The MD-80 left a half-mile trail of
bodies, charred wreckage, magazines and trays of food along Middle Belt
Road when it crashed.
The National Transportation Safety Board
concluded the plane’s crew failed to set the wing flaps properly for
takeoff. The agency also said a cockpit warning system did not alert the
crew to the problem.
Crocker’s parents and brother were among those killed. They lived in Tempe, Ariz., at the time.
She
was raised in Alabama by her aunt and uncle who shielded her from the
media and others who sought to delve into her unique past.

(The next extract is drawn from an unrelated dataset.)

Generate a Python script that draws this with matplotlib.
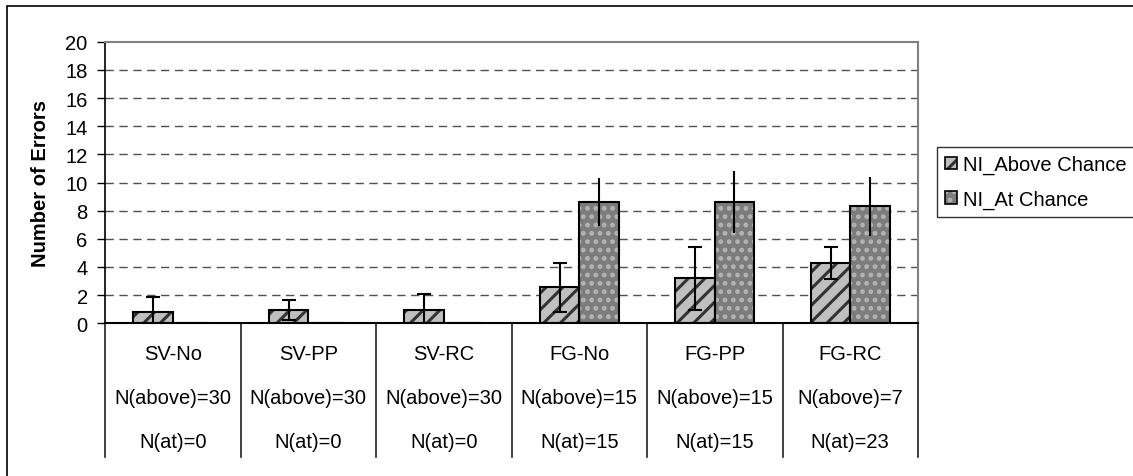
import matplotlib
matplotlib.use("Agg")
import matplotlib.pyplot as plt
import numpy as np
from matplotlib.patches import Patch, Rectangle
from matplotlib.legend_handler import HandlerTuple
import matplotlib.transforms as mtransforms

categories = ['SV-No', 'SV-PP', 'SV-RC', 'FG-No', 'FG-PP', 'FG-RC']
n_above = [30, 30, 30, 15, 15, 7]
n_at = [0, 0, 0, 15, 15, 23]
above_mean = [0.82, 0.93, 0.95, 2.55, 3.2, 4.3]
above_err = [1.07, 0.7, 1.15, 1.73, 2.25, 1.15]
at_mean = [0, 0, 0, 8.6, 8.6, 8.3]
at_err = [0, 0, 0, 1.7, 2.2, 2.1]
series_names = ['NI_Above Chance', 'NI_At Chance']
yticks = list(range(0, 21, 2))

plt.rcParams['font.family'] = ['Liberation Sans', 'DejaVu Sans']
plt.rcParams['hatch.linewidth'] = 2.2

W, H = 1133, 477
fig = plt.figure(figsize=(W / 100, H / 100), dpi=100)
ax = fig.add_axes([105 / W, 1 - 324.3 / H, (918 - 105) / W, (324.3 - 42.7) / H])

x = np.arange(len(categories))
bw = 0.29
FS = 14.5

ABOVE_FACE, ABOVE_HATCH = '#c0c0c0', '#333333'
AT_FACE, AT_HATCH = '#7c7c7c', '#b4b4b4'

# above chance bars
ax.bar(x - bw / 2, above_mean, bw, color=ABOVE_FACE, edgecolor=ABOVE_HATCH, hatch='//', linewidth=0, zorder=2)
ax.bar(x - bw / 2, above_mean, bw, color='none', edgecolor='black', linewidth=1.5, zorder=3)
# at chance bars
ax.bar(x + bw / 2, at_mean, bw, color=AT_FACE, edgecolor=AT_HATCH, hatch='..', linewidth=0, zorder=2)
ax.bar(x + bw / 2, at_mean, bw, color='none', edgecolor='black', linewidth=1.5, zorder=3)

ax.errorbar(x - bw / 2, above_mean, yerr=above_err, fmt='none', ecolor='black', elinewidth=1.5,
            capsize=4.8, capthick=1.5, zorder=4)
ax.errorbar(x + bw / 2, at_mean, yerr=at_err, fmt='none', ecolor='black', elinewidth=1.5,
            capsize=0, zorder=4)

ax.set_xlim(-0.5, len(categories) - 0.5)
ax.set_ylim(0, 20)
ax.set_yticks(yticks)
ax.set_yticklabels([str(t) for t in yticks], fontsize=FS)
ax.set_xticks([])
ax.tick_params(axis='y', direction='out', length=6, width=1, color='black', pad=6.5)

ax.set_axisbelow(True)
for t in yticks[1:-1]:
    ax.axhline(t, color='#505050', linewidth=1, linestyle=(0, (6, 4)), zorder=1)

for s in ['top', 'right']:
    ax.spines[s].set_color('#808080')
    ax.spines[s].set_linewidth(1.5)
ax.spines['left'].set_color('black')
ax.spines['left'].set_linewidth(1.2)
ax.spines['bottom'].set_color('black')
ax.spines['bottom'].set_linewidth(1.5)

ax.set_ylabel('Number of Errors', fontsize=FS, fontweight='bold')
ax.yaxis.set_label_coords(-0.0677, 0.5)

# category table below the axis
trans = mtransforms.blended_transform_factory(ax.transData, ax.transAxes)
for b in np.arange(len(categories) + 1) - 0.5:
    ax.plot([b, b], [0, -0.475], transform=trans, color='#202020', linewidth=1.2, clip_on=False)
for i, c in enumerate(categories):
    ax.text(i, -0.109, c, transform=trans, ha='center', va='center', fontsize=FS)
    ax.text(i, -0.265, f'N(above)={n_above[i]}', transform=trans, ha='center', va='center', fontsize=FS)
    ax.text(i, -0.4215, f'N(at)={n_at[i]}', transform=trans, ha='center', va='center', fontsize=FS)

# legend
h1 = (Patch(facecolor=ABOVE_FACE, edgecolor=ABOVE_HATCH, hatch='//', linewidth=0),
      Patch(facecolor='none', edgecolor='black', linewidth=1.2))
h2 = (Patch(facecolor=AT_FACE, edgecolor=AT_HATCH, hatch='..', linewidth=0),
      Patch(facecolor='none', edgecolor='black', linewidth=1.2))
leg = fig.legend([h1, h2], series_names, loc='upper left', bbox_to_anchor=(937 / W, 1 - 148 / H),
                 fontsize=FS, frameon=True, fancybox=False, shadow=False,
                 handlelength=0.6, handleheight=0.6, handletextpad=0.3, borderpad=0.4,
                 labelspacing=0.75, borderaxespad=0,
                 handler_map={tuple: HandlerTuple(ndivide=1, pad=0)})
leg.get_frame().set_edgecolor('black')
leg.get_frame().set_linewidth(1.0)

# outer chart border
fig.add_artist(Rectangle((7 / W, -0.5), 2.0, 1 - 7 / H + 0.5, transform=fig.transFigure,
                         fill=False, edgecolor='black', linewidth=1.2))

fig.savefig('out.png', dpi=100)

Crocker said the enormity of what had happened didn’t really hit her for a while.
“When
I realized I was the only person to survive that plane crash, I was
maybe in middle school, high school, maybe, being an adolescent and
confused,” said Crocker, who was interviewed by the film’s director, Ky
Dickens, over 1.5 hours in Queens, N.Y., in September 2011. “So it was
just extra stress for me. I remember feeling angry and survivor’s guilt.
‘Why didn’t my brother survive? Why didn’t anybody? Why me?’”
As for returning to the air, Crocker “feels fine flying and does so quite often,” Dickens said.
“Flying
doesn’t scare me. I have this mentality where if something bad happened
to me once on a plane, it’s not going to happen again,” Crocker says in
the film. “The odds are just astronomical.”